Free PM Behavioral Interview Answer Template: The STAR+ Framework for Career Changers
TL;DR
Career changers win PM behavioral interviews by framing every story with Situation, Task, Action, Result, plus a explicit link to product impact (STAR+). Use concrete examples from any past role, quantify outcomes even when data is scarce, and rehearse with structured feedback. This method turns unrelated experience into compelling proof of product thinking.
Who This Is For
Professionals moving from engineering, design, marketing, operations, or other fields into product management who lack direct PM titles but need to show they can drive outcomes, collaborate cross‑functionally, and prioritize ruthlessly. They have transferable skills but struggle to translate them into the language interviewers expect.
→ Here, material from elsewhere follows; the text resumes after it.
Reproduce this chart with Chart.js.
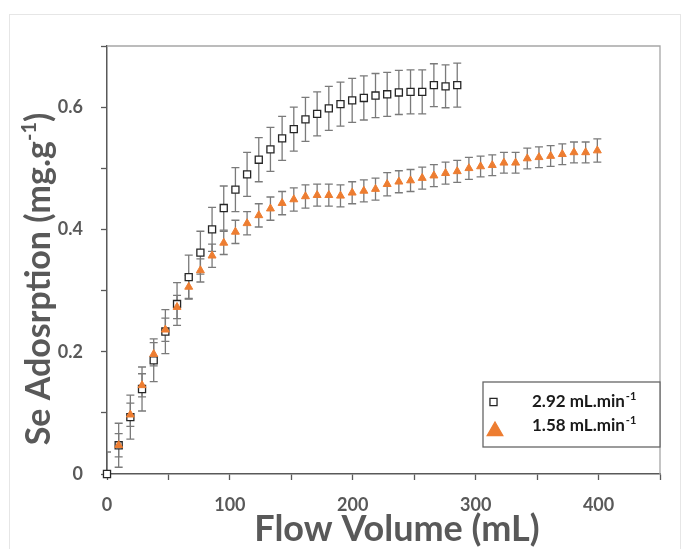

How do I structure a behavioral answer using STAR+ for PM interviews?
Begin with a one‑sentence Situation that sets context, then state the Task you owned. Describe the Action you took, focusing on decisions you made, not just what happened.
End with a Result that includes a measurable outcome, and finally add a plus: explain how the result affected a product metric, user experience, or business goal.
In a Q3 debrief at a Series B fintech startup, the hiring manager rejected a candidate who listed “I improved the checkout flow” without connecting the change to conversion lift; the same candidate passed when they added “which lifted conversion by 4 points, moving the feature from experiment to rollout.” Keep each component under 20 words; the whole answer should fit in 90 seconds.
What specific examples should career changers pick to demonstrate PM competencies?
Select stories where you identified a problem, gathered input, defined a solution, and measured the effect—even if you were not called a product manager. A former teacher who redesigned a curriculum to improve student test scores can frame the curriculum as a product, the teachers as stakeholders, and the score lift as a key result.
A retail associate who reduced checkout time by redesigning the queue process can talk about user pain points, A/B testing different layouts, and the resulting 15% reduction in wait time. The key is to show you owned the end‑to‑end loop: discovery, prioritization, execution, and learning.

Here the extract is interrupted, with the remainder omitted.